By Robyn Cardon - February 12, 2007 - 2 Comments

Today was such a crazy day at church. The boys were really rowdy during sacrament meeting and the baby needed to be held. At one point Thomas started screaming at the top of his lungs because Andrew was kicking him! I looked up at Bryan sitting on the stand and mouthed the words “I need help”. I guess the Relief Society president must have sensed my pain because she came over and took the baby from me so I could take Thomas out. After Sacrament was over she brought Brayden over to me and told me that she thought he went to the bathroom. Little did I know that he had a FULL BLOWN blowout on the RS President!! I’m so glad that I brought extra clothing for him but did she have any extra. LOL! Anyway, I gave the young women their little Fry boxes and they loved them. I am so glad I get to serve them. I feel like I am friends with each and every one of them but I also feel like I am their parent. I love them so much and I want the best for them. I am so blessed to be able to have the opportunities that I have.

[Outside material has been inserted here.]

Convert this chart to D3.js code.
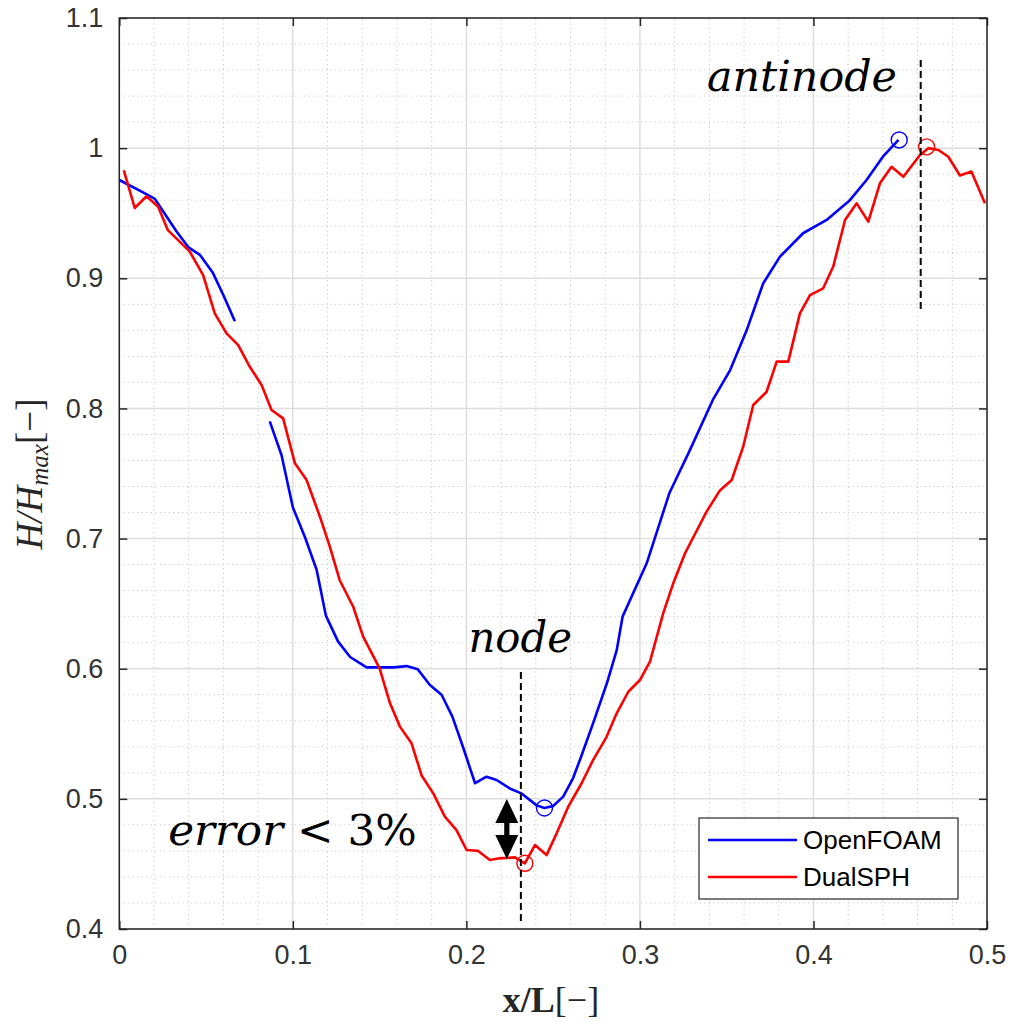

Last night my friend (hi Shawna) came over for a bit and we had pizza, chatted, and I showed her my Cricut. We had a great night and it was just so fun to hang out with a girlfriend. Now, if my kids would have been under control and calm the entire night would have been a success. Well, I guess that’s just the way it goes for the next 18 years. No peace and quiet until they are off to college, right??

I’d better get off to bed. A friend of mine is coming over in the morning to play with the Cricut ( I think she might even be bringing hers over, too!) and our kids are going to play. Did I say play?? I meant tear up the house!! But at least they can have some fun!